Recorded information:
----

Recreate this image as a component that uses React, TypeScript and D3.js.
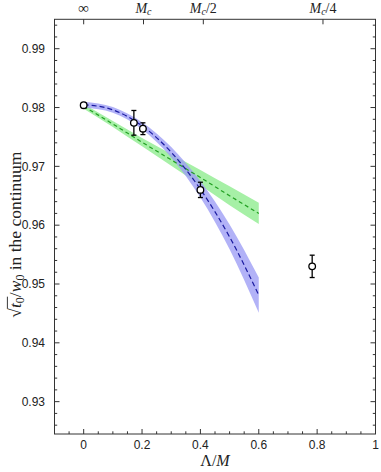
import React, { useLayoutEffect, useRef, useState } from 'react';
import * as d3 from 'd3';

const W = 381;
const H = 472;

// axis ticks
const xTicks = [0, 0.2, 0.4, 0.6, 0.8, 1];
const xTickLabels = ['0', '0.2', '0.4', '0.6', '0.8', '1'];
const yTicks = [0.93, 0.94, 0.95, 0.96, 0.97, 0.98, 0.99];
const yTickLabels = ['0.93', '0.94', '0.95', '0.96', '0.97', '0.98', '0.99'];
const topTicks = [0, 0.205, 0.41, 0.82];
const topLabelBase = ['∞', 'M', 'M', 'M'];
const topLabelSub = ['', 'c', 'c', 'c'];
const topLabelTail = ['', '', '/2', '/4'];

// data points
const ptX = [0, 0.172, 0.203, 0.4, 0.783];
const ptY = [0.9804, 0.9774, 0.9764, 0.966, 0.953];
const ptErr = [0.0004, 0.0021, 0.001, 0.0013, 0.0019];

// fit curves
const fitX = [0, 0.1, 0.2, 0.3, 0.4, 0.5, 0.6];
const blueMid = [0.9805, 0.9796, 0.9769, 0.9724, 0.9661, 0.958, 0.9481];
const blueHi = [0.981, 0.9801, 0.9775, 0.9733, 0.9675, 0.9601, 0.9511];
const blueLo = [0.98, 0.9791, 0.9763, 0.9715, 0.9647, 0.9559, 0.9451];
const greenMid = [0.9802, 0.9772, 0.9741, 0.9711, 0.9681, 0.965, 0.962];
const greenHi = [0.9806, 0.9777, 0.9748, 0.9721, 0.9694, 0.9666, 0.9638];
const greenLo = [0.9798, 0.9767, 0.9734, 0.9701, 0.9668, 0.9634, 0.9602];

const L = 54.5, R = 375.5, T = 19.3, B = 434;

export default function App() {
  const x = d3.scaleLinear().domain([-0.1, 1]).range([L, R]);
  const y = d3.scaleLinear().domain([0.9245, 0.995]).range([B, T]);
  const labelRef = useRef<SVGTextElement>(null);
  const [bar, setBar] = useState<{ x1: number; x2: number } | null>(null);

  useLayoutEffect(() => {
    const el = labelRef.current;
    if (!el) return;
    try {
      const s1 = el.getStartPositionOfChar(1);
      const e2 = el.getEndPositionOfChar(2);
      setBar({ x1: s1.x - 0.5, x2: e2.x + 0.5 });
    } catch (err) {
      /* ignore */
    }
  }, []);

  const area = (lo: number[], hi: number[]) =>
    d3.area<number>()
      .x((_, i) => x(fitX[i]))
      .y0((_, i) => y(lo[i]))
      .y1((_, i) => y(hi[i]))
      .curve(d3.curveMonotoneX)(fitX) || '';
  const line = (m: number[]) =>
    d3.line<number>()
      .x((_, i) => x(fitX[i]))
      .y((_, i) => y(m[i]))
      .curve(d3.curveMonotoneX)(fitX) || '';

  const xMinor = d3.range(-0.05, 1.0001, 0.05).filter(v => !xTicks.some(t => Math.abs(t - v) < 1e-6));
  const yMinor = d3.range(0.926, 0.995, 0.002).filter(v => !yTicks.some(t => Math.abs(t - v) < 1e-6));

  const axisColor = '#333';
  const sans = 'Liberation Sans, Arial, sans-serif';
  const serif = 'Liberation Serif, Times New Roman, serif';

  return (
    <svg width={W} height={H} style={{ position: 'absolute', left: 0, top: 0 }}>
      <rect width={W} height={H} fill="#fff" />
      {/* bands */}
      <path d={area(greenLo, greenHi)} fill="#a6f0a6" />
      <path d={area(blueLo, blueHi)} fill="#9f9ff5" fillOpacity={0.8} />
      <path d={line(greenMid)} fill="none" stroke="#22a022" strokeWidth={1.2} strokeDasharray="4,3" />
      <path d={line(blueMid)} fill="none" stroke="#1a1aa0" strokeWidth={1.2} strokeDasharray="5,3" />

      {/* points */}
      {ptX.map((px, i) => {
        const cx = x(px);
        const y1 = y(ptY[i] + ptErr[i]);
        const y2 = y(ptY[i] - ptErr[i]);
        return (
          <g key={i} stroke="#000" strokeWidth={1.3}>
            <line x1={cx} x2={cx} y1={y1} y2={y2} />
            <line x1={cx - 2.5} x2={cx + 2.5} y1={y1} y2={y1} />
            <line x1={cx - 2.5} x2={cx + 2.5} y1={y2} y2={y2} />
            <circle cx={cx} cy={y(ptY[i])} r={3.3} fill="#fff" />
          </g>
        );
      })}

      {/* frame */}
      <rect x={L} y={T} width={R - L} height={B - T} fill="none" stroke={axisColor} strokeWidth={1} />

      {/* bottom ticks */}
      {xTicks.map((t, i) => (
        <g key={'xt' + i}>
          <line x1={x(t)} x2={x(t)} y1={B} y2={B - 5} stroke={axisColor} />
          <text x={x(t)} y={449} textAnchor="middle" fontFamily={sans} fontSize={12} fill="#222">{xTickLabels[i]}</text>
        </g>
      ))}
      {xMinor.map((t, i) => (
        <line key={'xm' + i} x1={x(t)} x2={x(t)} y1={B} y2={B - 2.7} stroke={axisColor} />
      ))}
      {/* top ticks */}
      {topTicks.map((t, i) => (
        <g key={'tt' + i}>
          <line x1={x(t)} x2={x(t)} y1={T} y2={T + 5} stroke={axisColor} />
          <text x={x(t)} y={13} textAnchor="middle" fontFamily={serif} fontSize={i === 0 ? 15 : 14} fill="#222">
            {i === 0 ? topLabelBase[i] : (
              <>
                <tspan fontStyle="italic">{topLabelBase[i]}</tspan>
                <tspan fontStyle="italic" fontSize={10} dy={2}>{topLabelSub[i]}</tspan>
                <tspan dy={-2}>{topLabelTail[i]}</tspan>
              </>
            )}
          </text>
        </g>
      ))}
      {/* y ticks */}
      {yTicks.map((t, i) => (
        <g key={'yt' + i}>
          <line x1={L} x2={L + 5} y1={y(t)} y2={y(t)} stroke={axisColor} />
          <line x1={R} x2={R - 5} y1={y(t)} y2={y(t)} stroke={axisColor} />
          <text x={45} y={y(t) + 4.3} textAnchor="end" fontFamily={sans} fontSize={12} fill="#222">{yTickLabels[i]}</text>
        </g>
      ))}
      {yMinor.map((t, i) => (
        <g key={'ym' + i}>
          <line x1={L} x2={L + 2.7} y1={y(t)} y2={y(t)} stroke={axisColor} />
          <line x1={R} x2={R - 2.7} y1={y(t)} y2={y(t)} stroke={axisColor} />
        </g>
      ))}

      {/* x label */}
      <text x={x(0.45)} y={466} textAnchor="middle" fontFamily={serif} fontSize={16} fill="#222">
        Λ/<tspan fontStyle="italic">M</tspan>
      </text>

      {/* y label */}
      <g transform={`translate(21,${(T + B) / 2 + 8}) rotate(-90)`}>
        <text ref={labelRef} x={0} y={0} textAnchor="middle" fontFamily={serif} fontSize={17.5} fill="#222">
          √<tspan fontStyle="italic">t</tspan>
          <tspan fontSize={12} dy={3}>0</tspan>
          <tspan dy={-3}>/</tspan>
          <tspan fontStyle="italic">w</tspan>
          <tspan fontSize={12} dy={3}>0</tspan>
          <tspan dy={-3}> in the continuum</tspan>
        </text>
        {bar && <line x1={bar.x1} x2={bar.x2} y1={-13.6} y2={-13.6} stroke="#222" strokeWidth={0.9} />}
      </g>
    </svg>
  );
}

----

Exercise aim: From the first line above through the line containing "const [bar, setBar]", copy everything exactly, without the pictures.

Complete answer:
Recreate this image as a component that uses React, TypeScript and D3.js.
import React, { useLayoutEffect, useRef, useState } from 'react';
import * as d3 from 'd3';

const W = 381;
const H = 472;

// axis ticks
const xTicks = [0, 0.2, 0.4, 0.6, 0.8, 1];
const xTickLabels = ['0', '0.2', '0.4', '0.6', '0.8', '1'];
const yTicks = [0.93, 0.94, 0.95, 0.96, 0.97, 0.98, 0.99];
const yTickLabels = ['0.93', '0.94', '0.95', '0.96', '0.97', '0.98', '0.99'];
const topTicks = [0, 0.205, 0.41, 0.82];
const topLabelBase = ['∞', 'M', 'M', 'M'];
const topLabelSub = ['', 'c', 'c', 'c'];
const topLabelTail = ['', '', '/2', '/4'];

// data points
const ptX = [0, 0.172, 0.203, 0.4, 0.783];
const ptY = [0.9804, 0.9774, 0.9764, 0.966, 0.953];
const ptErr = [0.0004, 0.0021, 0.001, 0.0013, 0.0019];

// fit curves
const fitX = [0, 0.1, 0.2, 0.3, 0.4, 0.5, 0.6];
const blueMid = [0.9805, 0.9796, 0.9769, 0.9724, 0.9661, 0.958, 0.9481];
const blueHi = [0.981, 0.9801, 0.9775, 0.9733, 0.9675, 0.9601, 0.9511];
const blueLo = [0.98, 0.9791, 0.9763, 0.9715, 0.9647, 0.9559, 0.9451];
const greenMid = [0.9802, 0.9772, 0.9741, 0.9711, 0.9681, 0.965, 0.962];
const greenHi = [0.9806, 0.9777, 0.9748, 0.9721, 0.9694, 0.9666, 0.9638];
const greenLo = [0.9798, 0.9767, 0.9734, 0.9701, 0.9668, 0.9634, 0.9602];

const L = 54.5, R = 375.5, T = 19.3, B = 434;

export default function App() {
  const x = d3.scaleLinear().domain([-0.1, 1]).range([L, R]);
  const y = d3.scaleLinear().domain([0.9245, 0.995]).range([B, T]);
  const labelRef = useRef<SVGTextElement>(null);
  const [bar, setBar] = useState<{ x1: number; x2: number } | null>(null);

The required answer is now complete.